Der Gefahr, sich im Rahmen einer stationären Behandlung mit einem Krankenhauskeim anzustecken, kann im Übrigen nicht durch die gewünschte Zuweisung von Einzelzimmern entgegengetreten werden. Hierfür sind die den Krankenhausträgern auferlegten Hygieneanordnungen sowohl bei der Behandlung von Versicherten in Mehrbettzimmern wie in Einzelzimmern genau zu befolgen.

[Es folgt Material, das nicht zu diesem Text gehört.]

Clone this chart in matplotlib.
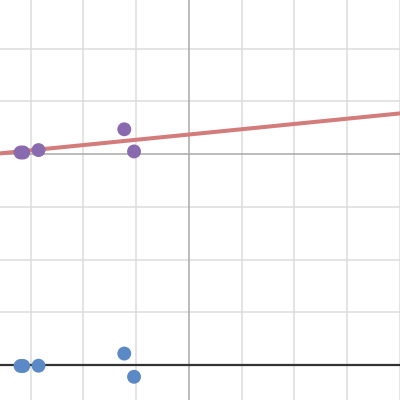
import numpy as np
import matplotlib.pyplot as plt

# point data
xs = [-3.19, -3.14, -2.85, -1.225, -1.04]
y_purple = [0.03, 0.03, 0.076, 0.47, 0.05]
y_blue = [-4.015, -4.015, -4.01, -3.78, -4.22]

# fitted line
slope = 0.1
intercept = 0.371
baseline = -4.0

x_lim = (-3.58, 4.0)
y_lim = (-4.66, 2.92)


def main():
    fig = plt.figure(figsize=(4, 4), dpi=100)
    ax = fig.add_axes([0, 0, 1, 1])
    ax.set_xlim(*x_lim)
    ax.set_ylim(*y_lim)

    for gx in range(-3, 5):
        if gx != 0:
            ax.axvline(gx, color='#dcdcdc', lw=1.1, zorder=0)
    for gy in range(-4, 3):
        if gy != 0:
            ax.axhline(gy, color='#dcdcdc', lw=1.1, zorder=0)
    ax.axvline(0, color='#a8a8a8', lw=1.1, zorder=1)
    ax.axhline(0, color='#a8a8a8', lw=1.1, zorder=1)
    ax.axhline(baseline, color='#333333', lw=1.6, zorder=2)

    lx = np.array(x_lim)
    ax.plot(lx, intercept + slope * lx, color='#d47b7b', lw=2.9, zorder=3)

    ax.scatter(xs, y_purple, s=100, color='#8a6aae', edgecolors='none', zorder=4)
    ax.scatter(xs, y_blue, s=100, color='#5a89c5', edgecolors='none', zorder=4)

    ax.set_xticks([])
    ax.set_yticks([])
    for sp in ax.spines.values():
        sp.set_visible(False)

    fig.savefig("out.png", dpi=100)


if __name__ == "__main__":
    main()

Ein Verstoß gegen Art 1 S 1 GG ist nicht zu erkennen. Das Grundrecht aus Art 1 Abs 1 GG i.V.m. dem Sozialstaatsprinzip ist als Gewährleistungsrecht zu betrachten. Es ist dem Grunde nach unverfügbar und muss eingelöst werden, bedarf aber der Konkretisierung und stetigen Aktualisierung durch den Gesetzgeber, der die zu erbringenden Leistungen an den jeweiligen Entwicklungsstand des Gemeinwesens und den bestehenden Lebensbedingungen auszurichten hat. Dabei steht ihm ein Gestaltungsspielraum zu (BVerfG, 09.02.2010, 1 BvL 1/09). Es mag zwar sein, dass aufgrund der zunehmenden Individualisierung der Gesellschaft ein Wandel dahingehend stattgefunden hat, dass die stationäre Behandlung in Mehrbettzimmern als Folge eines durch allgemeinen Wohlstand entstandenen Anspruchsdenkens zunehmend nicht gewünscht wird. Es ist allerdings keinesfalls Aufgabe der gesetzlichen Krankenversicherung, einer solchen Entwicklung Rechnung zu tragen, indem sie Leistungen zur Verfügung stellt, die sich als unwirtschaftlich darstellen, auch wenn sie dem Genesungsprozess durch einen ungestörten Klinikaufenthalt in Einzelfällen zuträglich sein mögen.
Die Klage war daher abzuweisen.
Die Kostenentscheidung beruht auf §§ 183, 193 SGG.